The tubular arch bridge is as much about improving workflows as it is about the material itself. If lightweight components can be fabricated off-site in advance, and then transported to site when ready, we then only need to close the bridge for the time it takes to assemble the structure. Bridges could be assembled over days, rather than months. This is a dramatic change. On a recent case study, we figured out that building a railway bridge overpass in Brisbane using the pre-fabricated tubular arch method would take only 78 hours —and save A$120 million over traditional costs.

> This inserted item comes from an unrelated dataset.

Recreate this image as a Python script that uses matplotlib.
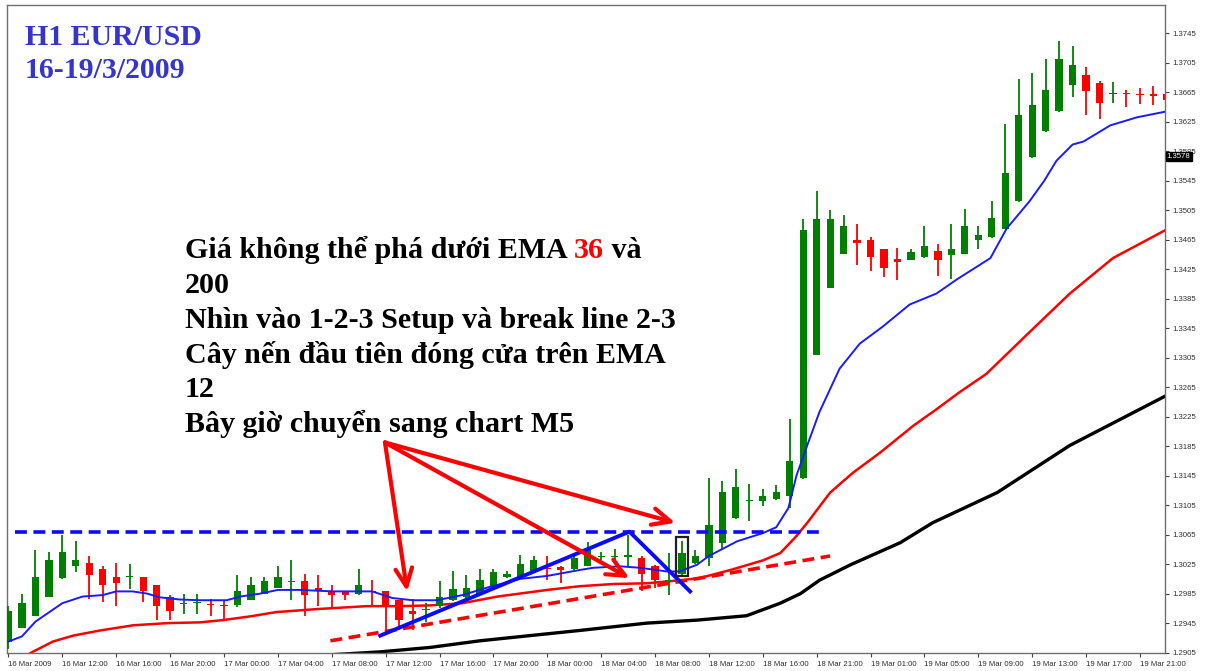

While our work to date has been successful in demonstrating the potential of this new method, there are still several steps to take before we can start using it on projects. A bridge cannot simply be structurally sound, it also needs to comply with existing standards. We still need to check and test the designs against Australian regulations, including fire design and how the bridge elements will integrate with others such as deck systems, substructures and other bridge furniture. We’re also speaking with road and rail authorities to understand how tubular arch technology can best address their current requirements and concerns.
“We like to get involved in research in this sort of area.” says Peter. “Climate change, the circular economies, the complexity of our cities and the changing attitudes of what people want in our cities—all of those factors are causing people to stop and think about what they have been doing and look at how things can be done differently.”
As our infrastructure ages—and city traffic spikes—bridge projects are going to become increasingly frequent throughout Australia, New Zealand, and Singapore. We are a region of cities built on harbours and rivers after all. While we cannot avoid the upfront costs associated with modernising our cities, we can certainly optimise them. New methods like the three-day bridge can make these investments cheaper, quicker and less intrusive upon the communities they’ll eventually benefit.
The research team recently won the World Innovation in Bridge Engineering Prize. They'll put their well-earned prize money towards further developing and testing the product.